In his manifesto released before May’s mayoral election, Sadiq Khan pledged to freeze “all TfL fares” and bike hire charges. It’s a promise Boris Johnson also made in his day, and his failure to keep it is often used as evidence of his disingenuousness.
However, only a month after his election, critics are already accusing Khan of breaking his promise that Londoners “won’t pay a penny more” on their travel. The mayor has announced changes to TfL which make clear that the promise applied only to “single fares” , which means fares for daily, weekly, monthly or yearly railcards will still go up.
The daily and weekly “cap” for Oyster card and contactless fares will also continue to rise. Additionally, the freeze will not apply to single fares on suburban rail services which are not under TfL’s control, though Khan also plans to bring more of these under the TfL umbrella. In practice, Khan’s freeze will benefit tourists who visit London, not commuters.
In response, Caroline Pidgeon, Liberal Democrat London Assembly member, told Khan: “I think you have broken your fares promise today.”
Meanwhile, this freeze on single fares will cost around £640m, according to mayor’s office estimates. This is substantially higher than the £450m quoted during the campaign.
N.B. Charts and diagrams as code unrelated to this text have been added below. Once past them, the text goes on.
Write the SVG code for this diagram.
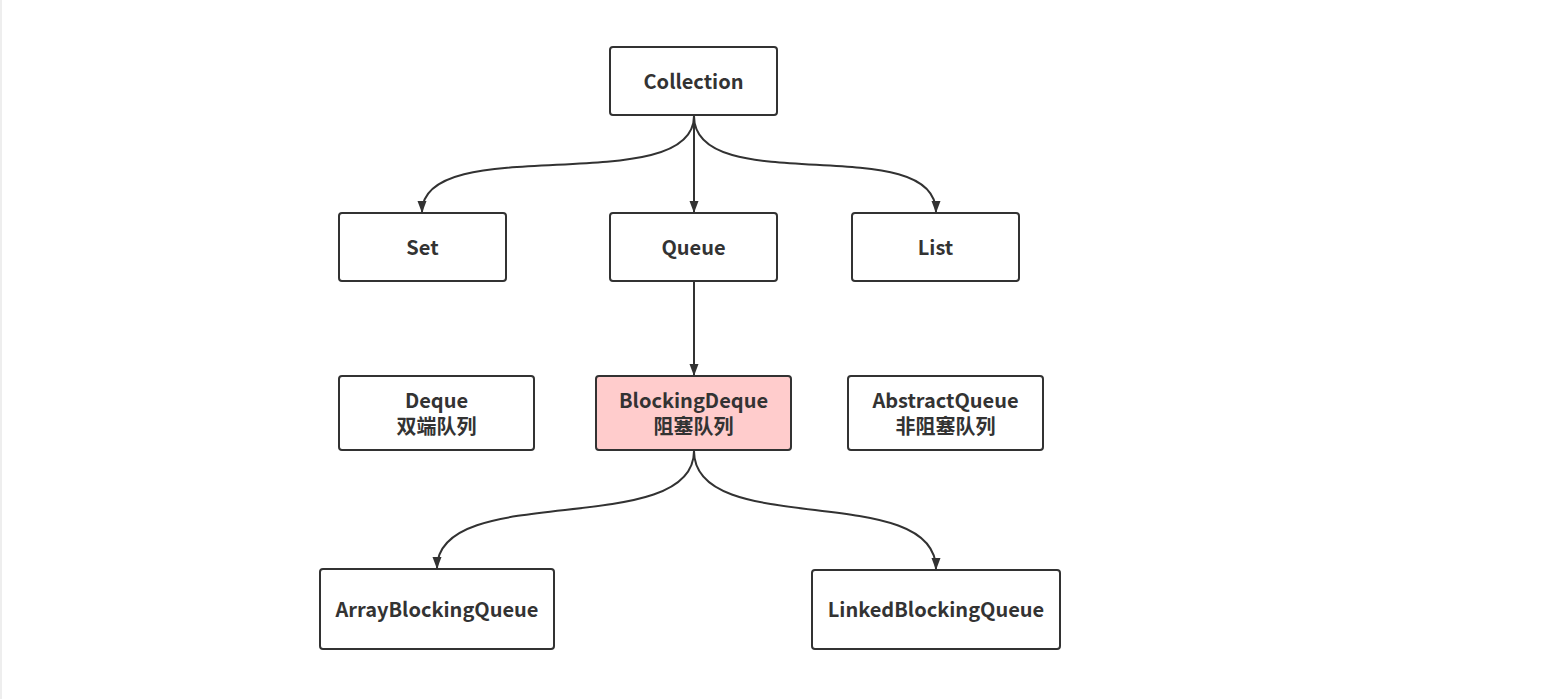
<svg xmlns="http://www.w3.org/2000/svg" width="1566" height="699" viewBox="0 0 1566 699">
<defs>
<style>
.n rect{fill:#fff;stroke:#323232;stroke-width:2}
.n.hl rect{fill:#ffcccc}
.n text{font-family:"Noto Sans CJK SC","Noto Sans",sans-serif;font-weight:bold;font-size:20px;fill:#333;text-anchor:middle}
.e path{fill:none;stroke:#323232;stroke-width:2}
</style>
<marker id="ah" markerWidth="12" markerHeight="10" viewBox="0 0 12 10" refX="11" refY="5" orient="auto" markerUnits="userSpaceOnUse">
<path d="M0,0.5 L12,5 L0,9.5 Z" fill="#323232"/>
</marker>
</defs>
<rect width="1566" height="699" fill="#fff"/>
<rect x="0" y="0" width="2" height="699" fill="#eeeeee"/>
<g id="connectors" class="e">
<path d="M694,116 C694,200 422,130 422,212" marker-end="url(#ah)"/>
<path d="M694,116 L694,212" marker-end="url(#ah)"/>
<path d="M694,116 C694,200 936,130 936,212" marker-end="url(#ah)"/>
<path d="M694,282 L694,375" marker-end="url(#ah)"/>
<path d="M694,451 C694,540 437,480 437,568" marker-end="url(#ah)"/>
<path d="M694,451 C694,540 936,480 936,569" marker-end="url(#ah)"/>
</g>
<g id="collection" class="n"><rect x="610" y="47" width="167" height="68" rx="3"/><text x="693.5" y="89">Collection</text></g>
<g id="set" class="n"><rect x="339" y="213" width="167" height="68" rx="3"/><text x="422.5" y="255">Set</text></g>
<g id="queue" class="n"><rect x="610" y="213" width="167" height="68" rx="3"/><text x="693.5" y="255">Queue</text></g>
<g id="list" class="n"><rect x="852" y="213" width="167" height="68" rx="3"/><text x="935.5" y="255">List</text></g>
<g id="deque" class="n"><rect x="339" y="376" width="195" height="74" rx="3"/><text x="436.5" y="408">Deque</text><text x="436.5" y="434">双端队列</text></g>
<g id="blockingdeque" class="n hl"><rect x="596" y="376" width="195" height="74" rx="3"/><text x="693.5" y="408">BlockingDeque</text><text x="693.5" y="434">阻塞队列</text></g>
<g id="abstractqueue" class="n"><rect x="848" y="376" width="195" height="74" rx="3"/><text x="945.5" y="408">AbstractQueue</text><text x="945.5" y="434">非阻塞队列</text></g>
<g id="arrayblockingqueue" class="n"><rect x="320" y="569" width="234" height="80" rx="3"/><text x="437" y="617">ArrayBlockingQueue</text></g>
<g id="linkedblockingqueue" class="n"><rect x="812" y="570" width="248" height="79" rx="3"/><text x="936" y="617">LinkedBlockingQueue</text></g>
</svg>
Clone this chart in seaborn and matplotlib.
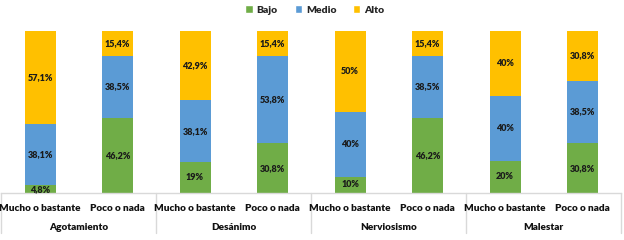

A spokesperson for Sadiq Khan says:
The fares freeze will benefit 96 per cent of commuting Londoners. Sadiq only has the power to set the fares on TfL services, which is why he will continue to push the government to follow his example by freezing their own fares and transferring suburban rail services to TfL as quickly as possible, so that even more passengers benefit from his fares policy.
Over at CityMetric, we noted during the campaign that this pledge, if understood as a freeze on all fares, would be near-impossible to keep. In November, Rachel Holdsworth predicted on the site that the fares freeze would be Khan’s “first broken promise“:
Money isn’t magic. If fares are frozen – and a mayor could freeze, or cut them, if the political will was strong enough – the cash has to come from somewhere.
This is usually the point where someone mentions TfL’s reserves, which is what a large part of the 2012 mayoral election revolved around. Labour said the reserves could be used to reduce fares; TfL said it was all earmarked for future upgrades and new infrastructure.
TfL’s budgets are notoriously impenetrable but the general consensus these days is that yes, the reserves are needed elsewhere.